By now, most people have heard of STEM education, which focuses on science, technology, engineering and mathematics. But what about STEAM? That extra letter could have an impact on your college decisions, so here’s what you need to know.
What Is the Difference Between STEM and STEAM?
In an effort to increase interest and proficiency in science, technology, engineering and math, many schools throughout the U.S. turned to STEM-focused educational programs. These often include providing students with robotics programs, laptops or tablets and adding labs to schools with the hopes of giving students the skills they needed to solve modern-day societal concerns.
Now, teachers are adding another letter to this curriculum to integrate the arts. Created by the Rhode Island School of Design (RISD), STEAM education provides a cross-disciplinary approach to learning. According to RISD, considering STEM subjects within the context of art, and vice versa reinforces the value of the humanities and better prepares students to enter an economy increasingly based on innovation as a form of advancement.

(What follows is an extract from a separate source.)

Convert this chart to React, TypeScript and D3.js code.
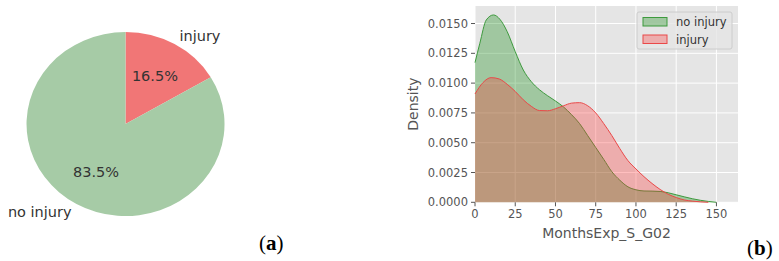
import React from "react";
import * as d3 from "d3";

const pieLabels = ["injury", "no injury"];
const pieValues = [16.5, 83.5];
const pieColors = ["#f17676", "#a6cba6"];

const kdeX = [0, 3, 7, 11.5, 15.5, 20, 25, 30, 35, 40, 45, 50, 55, 60, 65, 70, 75, 80, 85, 90, 95, 100, 105, 110, 115, 120, 125, 130, 135, 140, 145, 150];
const noInjury = [0.01172, 0.01334, 0.0153, 0.01572, 0.01535, 0.01432, 0.01264, 0.0111, 0.01012, 0.00945, 0.00895, 0.0085, 0.008, 0.00735, 0.0066, 0.0056, 0.0046, 0.0036, 0.00257, 0.00185, 0.0013, 0.00105, 0.00095, 0.00094, 0.00091, 0.0008, 0.00063, 0.00046, 0.0003, 0.00017, 0.00007, 0.0];
const injuryX = [0, 5, 10, 15, 20, 25, 30, 35, 40, 45, 50, 55, 60, 65, 70, 75, 80, 85, 90, 95, 100, 105, 110, 115, 120, 125, 130, 135, 140, 145];
const injury = [0.00909, 0.01005, 0.01046, 0.01035, 0.0099, 0.0093, 0.0086, 0.00805, 0.0077, 0.00768, 0.00785, 0.0081, 0.00832, 0.00836, 0.0081, 0.0075, 0.0066, 0.0056, 0.0045, 0.0035, 0.0028, 0.00215, 0.00158, 0.00108, 0.00068, 0.0004, 0.0002, 0.0001, 0.00004, 0.0];

const xTicks = [0, 25, 50, 75, 100, 125, 150];
const yTicks = [0, 0.0025, 0.005, 0.0075, 0.01, 0.0125, 0.015];
const legendLabels = ["no injury", "injury"];

const SANS = "'DejaVu Sans', sans-serif";

function Pie() {
  const cx = 125.5, cy = 124, rx = 99, ry = 92;
  const arcs = d3.pie<number>().sort(null).startAngle(0).endAngle(2 * Math.PI)(pieValues);
  const arc = d3.arc<d3.PieArcDatum<number>>().innerRadius(0).outerRadius(1);
  return (
    <g>
      <g transform={`translate(${cx},${cy}) scale(${rx},${ry})`}>
        {arcs.map((a, i) => (
          <path key={i} d={arc(a) || ""} fill={pieColors[i]} />
        ))}
      </g>
      {arcs.map((a, i) => {
        const mid = (a.startAngle + a.endAngle) / 2;
        const sx = Math.sin(mid), sy = -Math.cos(mid);
        const lx = cx + 1.1 * rx * sx, ly = cy + 1.1 * ry * sy;
        const px = cx + 0.6 * rx * sx, py = cy + 0.6 * ry * sy;
        return (
          <g key={i} fontFamily={SANS} fontSize={14.5} fill="#333">
            <text x={lx} y={ly} textAnchor={sx > 0 ? "start" : "end"} dominantBaseline="central">{pieLabels[i]}</text>
            <text x={px} y={py} textAnchor="middle" dominantBaseline="central">{pieValues[i].toFixed(1)}%</text>
          </g>
        );
      })}
    </g>
  );
}

function Density() {
  const x = d3.scaleLinear().domain([0, 163.4]).range([475, 738]);
  const y = d3.scaleLinear().domain([0, 0.01647]).range([202.3, 6]);
  const area = d3.area<[number, number]>().x(d => x(d[0])).y0(y(0)).y1(d => y(d[1])).curve(d3.curveMonotoneX);
  const line = d3.line<[number, number]>().x(d => x(d[0])).y(d => y(d[1])).curve(d3.curveMonotoneX);
  const g: [number, number][] = kdeX.map((v, i) => [v, noInjury[i]]);
  const r: [number, number][] = injuryX.map((v, i) => [v, injury[i]]);
  const [x0, x1] = x.range();
  const [yb, yt] = y.range();
  return (
    <g fontFamily={SANS}>
      <rect x={x0} y={yt} width={x1 - x0} height={yb - yt} fill="#e5e5e5" />
      {xTicks.map(t => (
        <line key={"gx" + t} x1={x(t)} x2={x(t)} y1={yt} y2={yb} stroke="#fff" strokeWidth={1} />
      ))}
      {yTicks.map(t => (
        <line key={"gy" + t} x1={x0} x2={x1} y1={y(t)} y2={y(t)} stroke="#fff" strokeWidth={1} />
      ))}
      <path d={area(g) || ""} fill="#008000" fillOpacity={0.3} />
      <path d={line(g) || ""} fill="none" stroke="#3d9a3d" strokeWidth={1} />
      <path d={area(r) || ""} fill="#ff2a2a" fillOpacity={0.3} />
      <path d={line(r) || ""} fill="none" stroke="#ea4848" strokeWidth={1} />
      {xTicks.map(t => (
        <g key={"tx" + t}>
          <line x1={x(t)} x2={x(t)} y1={yb} y2={yb + 4} stroke="#555" />
          <text x={x(t)} y={yb + 16} textAnchor="middle" fontSize={11.5} fill="#555">{t}</text>
        </g>
      ))}
      {yTicks.map(t => (
        <g key={"ty" + t}>
          <line x1={x0 - 4} x2={x0} y1={y(t)} y2={y(t)} stroke="#555" />
          <text x={x0 - 7} y={y(t)} textAnchor="end" dominantBaseline="central" fontSize={11.5} fill="#555">{t.toFixed(4)}</text>
        </g>
      ))}
      <text x={(x0 + x1) / 2} y={238} textAnchor="middle" fontSize={14} fill="#555">MonthsExp_S_G02</text>
      <text transform={`translate(418,${(yb + yt) / 2}) rotate(-90)`} textAnchor="middle" fontSize={14} fill="#555">Density</text>
      <g>
        <rect x={637} y={12} width={95} height={37} rx={2} fill="#e5e5e5" fillOpacity={0.8} stroke="#cccccc" strokeWidth={1} />
        {legendLabels.map((lab, i) => (
          <g key={lab}>
            <rect x={643} y={17.5 + i * 17.5} width={24} height={8.5} fill={i === 0 ? "#008000" : "#ff2a2a"} fillOpacity={0.3} stroke={i === 0 ? "#3d9a3d" : "#ea4848"} />
            <text x={676} y={22 + i * 17.5} dominantBaseline="central" fontSize={11.5} fill="#333">{lab}</text>
          </g>
        ))}
      </g>
    </g>
  );
}

export default function App() {
  return (
    <svg width={779} height={261} style={{ position: "absolute", left: 0, top: 0, background: "#fff" }}>
      <rect width={779} height={261} fill="#fff" />
      <Pie />
      <Density />
      <text x={259} y={250} fontFamily="'Liberation Serif', 'Times New Roman', serif" fontSize={21} fill="#000">(<tspan fontWeight="bold">a</tspan>)</text>
      <text x={747} y={255} fontFamily="'Liberation Serif', 'Times New Roman', serif" fontSize={21} fill="#000">(<tspan fontWeight="bold">b</tspan>)</text>
    </svg>
  );
}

The Importance of STEAM Education
Students exposed to a STEAM curriculum are not taught information alone — they’re also tasked with asking questions, experimentation, creativity and drawing their own connections between each discipline. Rather than learning geometry and taking a test, for example, students might learn about principles of scale and then visit a museum to see how artists use scale to give their paintings realistic depth. Exercises like this develop those all-important critical thinking skills while introducing students to real-world applications of important information.
What STEAM Means For College Students
Knowing this, when it comes to choosing a college or the courses within it, you may want to consider an interdisciplinary, STEAM approach to your education. A liberal arts college will typically require students to take a variety of general education courses in science, math and the arts alongside their major courses, while students at a more technical or vocational school will focus primarily on skills relevant to their intended career.
While technical schools have historically been considered more valuable in terms of post-graduate earnings, there’s evidence that STEAM schools also offer viable career paths after graduation. Choosing a liberal arts education is not necessarily a worse financial decision than attending any other type of school. In fact, it may provide improved abilities to think critically, solve problems, communicate effectively and make a positive impact on the world.
When it’s time to choose a school, think about what’s important to you. For some students, an education that allows them to dive deeply into one skill is ideal. For others, and for an increasing number of employers, a broader perspective can be more beneficial, according to a CBS news report. Whatever you choose, don’t instantly rule out the value of an integrated approach. It may open more doors than you realize.